# Adopter thinking of fostering



## everhopeful (Feb 19, 2004)

Hi everyone

I never thought I could possibly consider being a forest carer. I used to deal with someone who fostered for more than 20 years and they used to tell me all the horror stories about birth families turning up and using threatening behaviour etc. And the main reason for me dismissing it outright was the thought of having to give the children back!!

When we adopted our first child 5 years ago, we had a wonderful foster family who helped us tremendously and we are forever greatful for their commitment to our child and in their support of us first time adopters.
We then adopted our 2nd child 2 years ago and had a different experience entirely.  We came away feeling that we could do a better job of preparing a child for the transition of adoption and in helping the new parents too.

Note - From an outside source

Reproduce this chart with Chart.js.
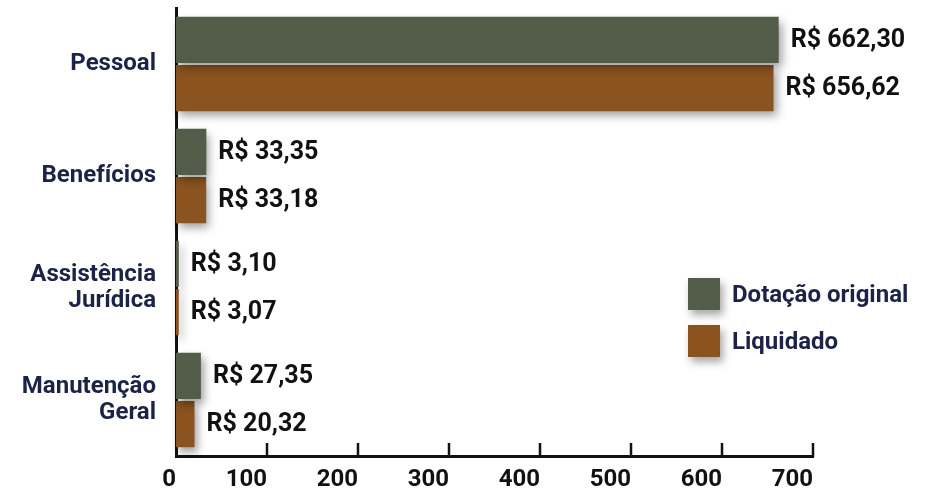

A friend of mine is a foster carer. She just takes babies upto 18mths I believe, and she has them for respite care aswell as long term. 
Although I am the luckiest mum in the world having my two beauties, I am endlessly broody for another, and I believe that I possibly always will be.
For that reason, if it'd be possible for us to become foster parents for just babies, then Id get my baby fix, but also have the chance to bring on the babies and help them develop ready for wherever their next home will be.

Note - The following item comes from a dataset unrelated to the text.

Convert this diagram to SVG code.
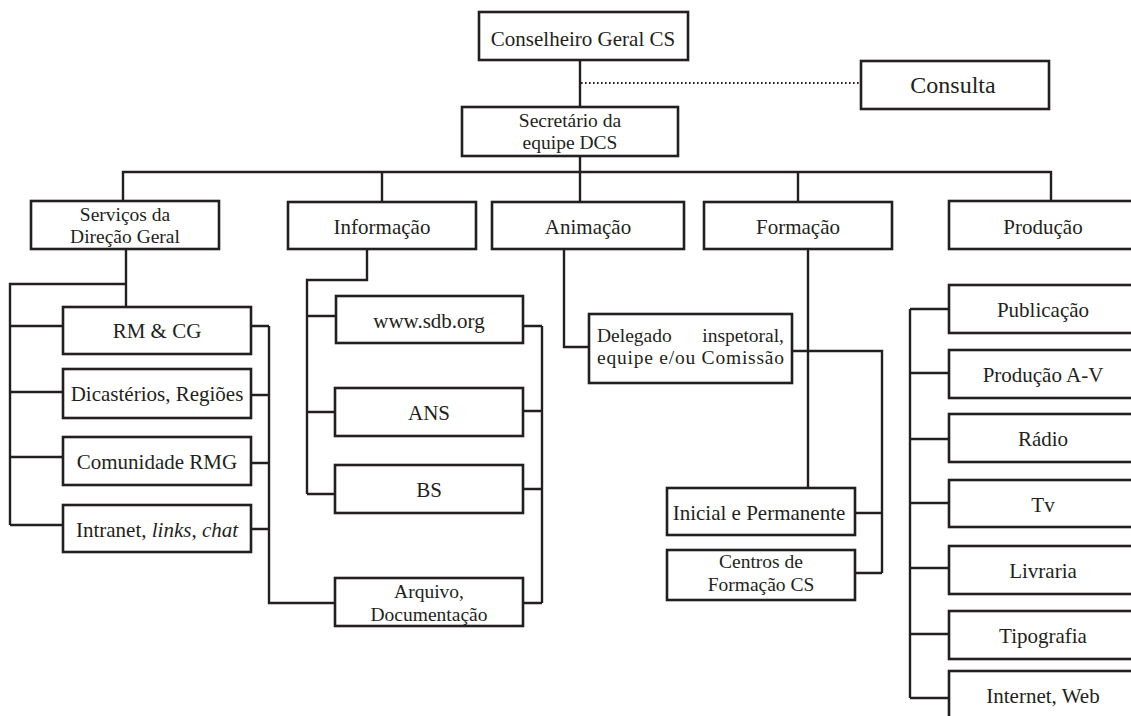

My main question is about my 2 daughters. I believe that it will be more tricky for us to foster than natural parents. There could be all sorts of issues with us bringing social workers and new children in and out, and at what age is it appropriate to consider it for my girls?

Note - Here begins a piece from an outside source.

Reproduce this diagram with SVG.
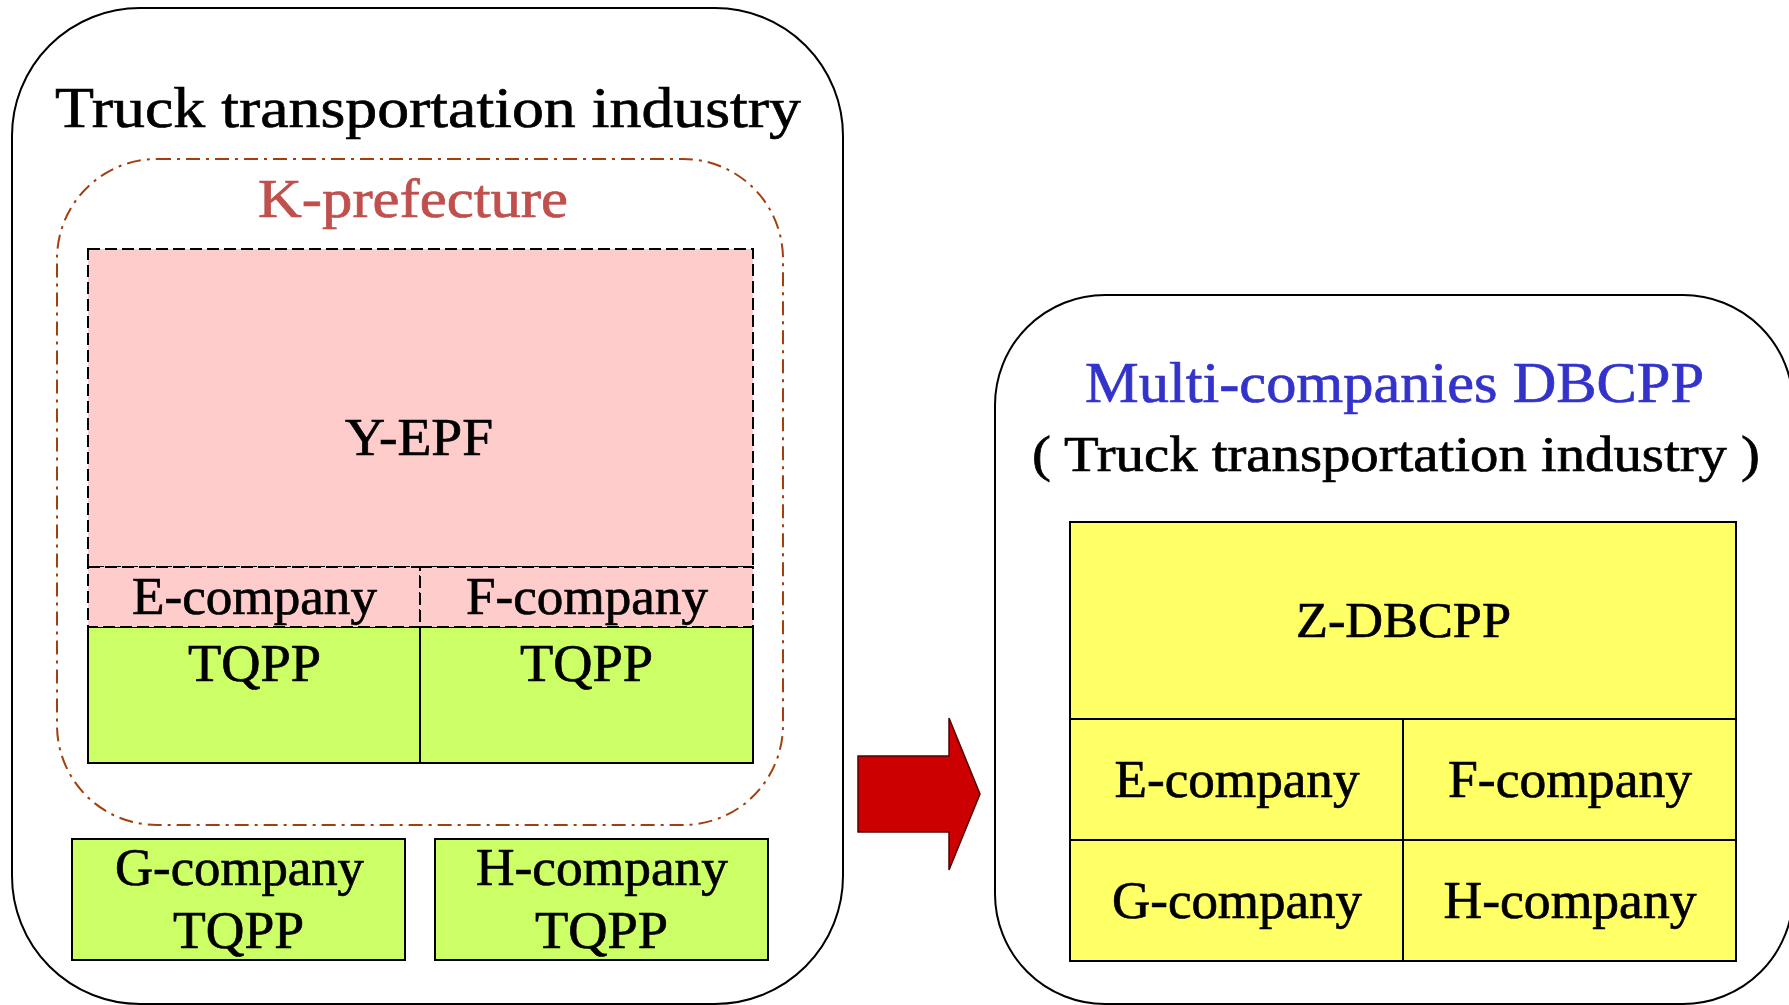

Is fostering a big no-no for us adopters? Will this go in our favour or against us?

Can anyone advise please?

Many thanks x


----------



## ❣Audrey (Aug 22, 2008)

Hi!  Didn't want to read and run - I think it would be best to talk to your social worker about what you have been thinking and see what they say.

Good luck 

Bee

xxx


----------



## Suzie (Jan 22, 2004)

Hiya

well I am a foster carer and adopter 

there are different challenges for our little ones as social workers coming into the home can bring up feelings etc BUT there are ways of managing it 
C can spot a sw a mile away! He used to make them keep their shoes and coats on and he soon let them know when it was time to leave  
The positives are that C can understand why the children need to be looked after for a little while as he did, he also understands the concept of new mummy and daddy 

When you go through the assessment you will explore the age range that you feel is best for you to do  
at the moment I am only doing birth to 2yr children due to it being first placement after C's adoption last year. We felt he needed to be oldest child in the house and a little one wasn't going to make him feel his position in the family was threatened.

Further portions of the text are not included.